• _TASK TO COMPLETE_
Repeat only the lines from the line containing "Reproduce this chart with matplotlib." through the line containing "1200, 2060, 500, 0, 0, 1180, 2000, 2030, 1900, 5300]", both included, exactly as they stand.

• _SOURCE MATERIAL_
———
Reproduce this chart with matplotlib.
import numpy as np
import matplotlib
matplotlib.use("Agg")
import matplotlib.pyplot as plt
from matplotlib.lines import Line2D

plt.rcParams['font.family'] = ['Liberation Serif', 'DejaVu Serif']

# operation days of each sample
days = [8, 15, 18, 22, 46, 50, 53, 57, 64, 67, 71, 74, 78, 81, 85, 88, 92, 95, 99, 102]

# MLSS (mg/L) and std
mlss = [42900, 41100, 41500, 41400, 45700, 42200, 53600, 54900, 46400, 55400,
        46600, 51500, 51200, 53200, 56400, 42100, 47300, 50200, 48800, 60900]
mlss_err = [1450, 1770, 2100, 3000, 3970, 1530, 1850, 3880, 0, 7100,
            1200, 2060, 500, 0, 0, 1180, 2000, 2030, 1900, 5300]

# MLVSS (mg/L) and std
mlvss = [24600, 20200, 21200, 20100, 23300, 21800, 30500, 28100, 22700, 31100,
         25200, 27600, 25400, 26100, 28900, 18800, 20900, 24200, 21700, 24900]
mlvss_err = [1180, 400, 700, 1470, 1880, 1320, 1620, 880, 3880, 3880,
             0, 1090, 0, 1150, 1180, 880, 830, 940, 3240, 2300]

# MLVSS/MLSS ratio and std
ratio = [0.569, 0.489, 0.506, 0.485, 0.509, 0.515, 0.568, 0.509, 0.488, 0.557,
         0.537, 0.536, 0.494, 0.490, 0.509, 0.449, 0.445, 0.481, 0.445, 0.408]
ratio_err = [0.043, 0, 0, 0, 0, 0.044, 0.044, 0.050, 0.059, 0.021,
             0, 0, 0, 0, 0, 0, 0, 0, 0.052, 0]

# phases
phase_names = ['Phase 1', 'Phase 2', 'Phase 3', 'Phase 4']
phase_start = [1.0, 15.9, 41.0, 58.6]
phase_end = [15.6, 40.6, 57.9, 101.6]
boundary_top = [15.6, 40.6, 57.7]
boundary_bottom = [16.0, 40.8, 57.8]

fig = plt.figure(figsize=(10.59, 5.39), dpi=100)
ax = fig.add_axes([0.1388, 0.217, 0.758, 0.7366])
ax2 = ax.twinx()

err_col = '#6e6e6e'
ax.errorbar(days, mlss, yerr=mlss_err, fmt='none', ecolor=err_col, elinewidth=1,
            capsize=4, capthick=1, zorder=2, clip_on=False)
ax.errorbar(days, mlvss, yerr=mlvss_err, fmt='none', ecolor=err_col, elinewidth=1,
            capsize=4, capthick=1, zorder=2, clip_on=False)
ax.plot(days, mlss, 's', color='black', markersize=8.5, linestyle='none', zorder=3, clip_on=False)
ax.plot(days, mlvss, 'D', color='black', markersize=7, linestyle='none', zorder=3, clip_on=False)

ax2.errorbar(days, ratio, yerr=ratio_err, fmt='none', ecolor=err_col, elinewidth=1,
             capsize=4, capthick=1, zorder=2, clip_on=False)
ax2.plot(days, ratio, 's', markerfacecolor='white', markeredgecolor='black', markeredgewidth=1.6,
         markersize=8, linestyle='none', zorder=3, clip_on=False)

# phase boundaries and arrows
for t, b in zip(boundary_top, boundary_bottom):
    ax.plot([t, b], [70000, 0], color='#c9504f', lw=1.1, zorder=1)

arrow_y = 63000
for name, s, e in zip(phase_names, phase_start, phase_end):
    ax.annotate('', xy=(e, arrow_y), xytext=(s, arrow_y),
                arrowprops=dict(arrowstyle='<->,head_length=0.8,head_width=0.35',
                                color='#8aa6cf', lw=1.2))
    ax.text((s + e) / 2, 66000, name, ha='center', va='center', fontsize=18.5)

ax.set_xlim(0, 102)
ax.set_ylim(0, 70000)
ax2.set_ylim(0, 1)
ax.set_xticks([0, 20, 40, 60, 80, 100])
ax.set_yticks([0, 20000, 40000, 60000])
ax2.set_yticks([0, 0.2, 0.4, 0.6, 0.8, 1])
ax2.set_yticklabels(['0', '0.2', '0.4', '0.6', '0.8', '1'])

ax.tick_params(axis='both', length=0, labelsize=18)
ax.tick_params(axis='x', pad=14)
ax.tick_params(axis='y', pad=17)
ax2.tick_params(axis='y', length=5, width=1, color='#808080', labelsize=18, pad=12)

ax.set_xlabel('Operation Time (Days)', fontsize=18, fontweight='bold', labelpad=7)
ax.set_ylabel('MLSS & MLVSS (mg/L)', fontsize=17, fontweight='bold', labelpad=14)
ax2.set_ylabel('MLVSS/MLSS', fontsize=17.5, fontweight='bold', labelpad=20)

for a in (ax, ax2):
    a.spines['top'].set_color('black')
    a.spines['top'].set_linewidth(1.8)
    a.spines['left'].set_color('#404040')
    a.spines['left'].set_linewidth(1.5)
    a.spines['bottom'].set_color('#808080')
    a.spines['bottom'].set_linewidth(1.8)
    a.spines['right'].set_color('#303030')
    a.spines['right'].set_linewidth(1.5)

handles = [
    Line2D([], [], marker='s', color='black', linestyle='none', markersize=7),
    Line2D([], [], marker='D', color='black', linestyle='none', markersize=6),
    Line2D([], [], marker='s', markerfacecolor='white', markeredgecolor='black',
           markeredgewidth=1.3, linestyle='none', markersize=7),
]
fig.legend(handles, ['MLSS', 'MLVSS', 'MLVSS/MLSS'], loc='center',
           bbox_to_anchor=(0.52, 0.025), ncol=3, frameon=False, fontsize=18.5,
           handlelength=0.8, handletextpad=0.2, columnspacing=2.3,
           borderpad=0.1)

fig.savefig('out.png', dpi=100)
———
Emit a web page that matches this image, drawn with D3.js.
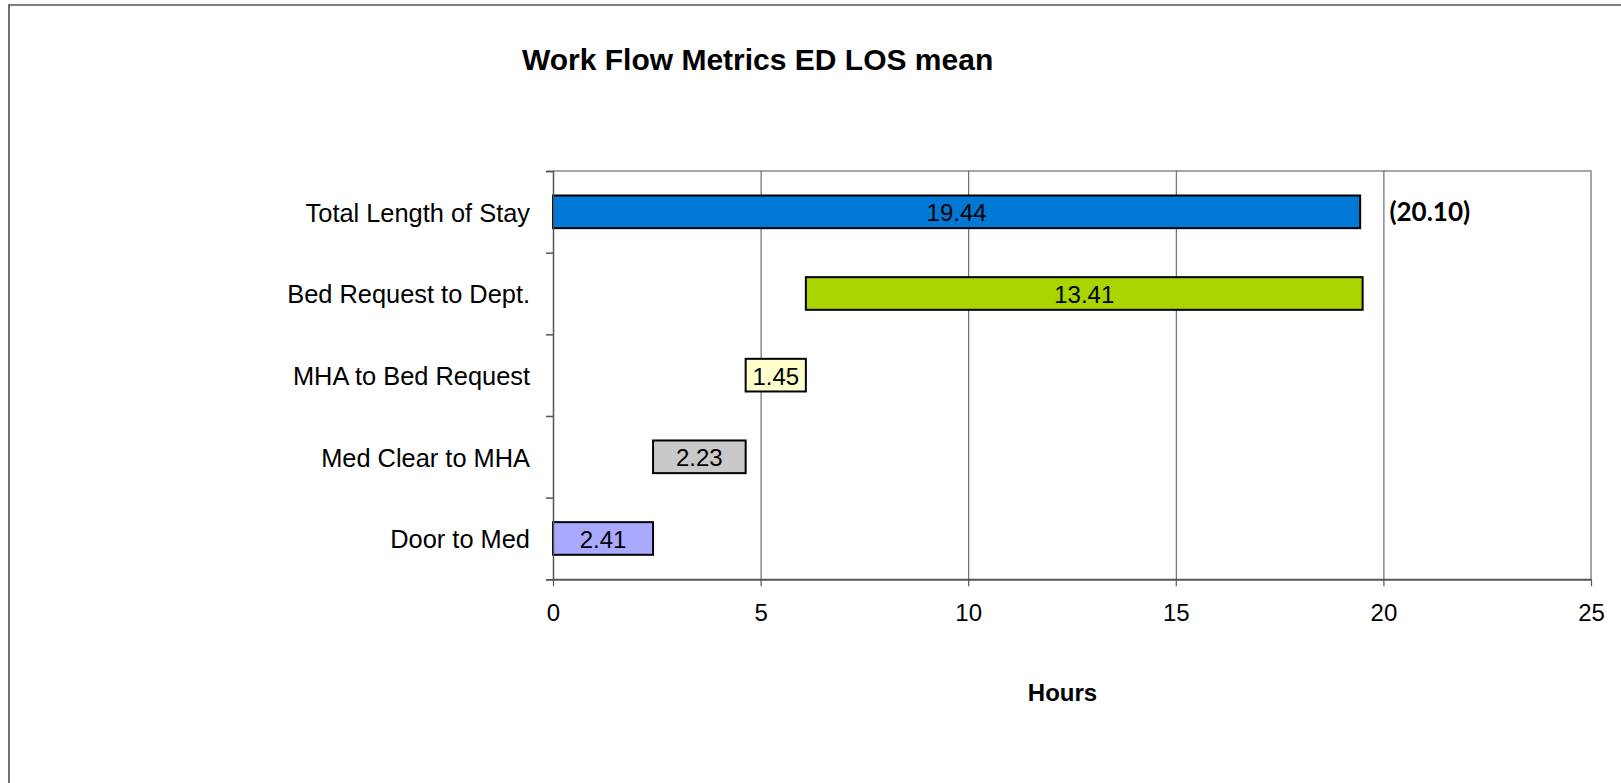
———
• _FULL ANSWER_
Reproduce this chart with matplotlib.
import numpy as np
import matplotlib
matplotlib.use("Agg")
import matplotlib.pyplot as plt
from matplotlib.lines import Line2D

plt.rcParams['font.family'] = ['Liberation Serif', 'DejaVu Serif']

# operation days of each sample
days = [8, 15, 18, 22, 46, 50, 53, 57, 64, 67, 71, 74, 78, 81, 85, 88, 92, 95, 99, 102]

# MLSS (mg/L) and std
mlss = [42900, 41100, 41500, 41400, 45700, 42200, 53600, 54900, 46400, 55400,
        46600, 51500, 51200, 53200, 56400, 42100, 47300, 50200, 48800, 60900]
mlss_err = [1450, 1770, 2100, 3000, 3970, 1530, 1850, 3880, 0, 7100,
            1200, 2060, 500, 0, 0, 1180, 2000, 2030, 1900, 5300]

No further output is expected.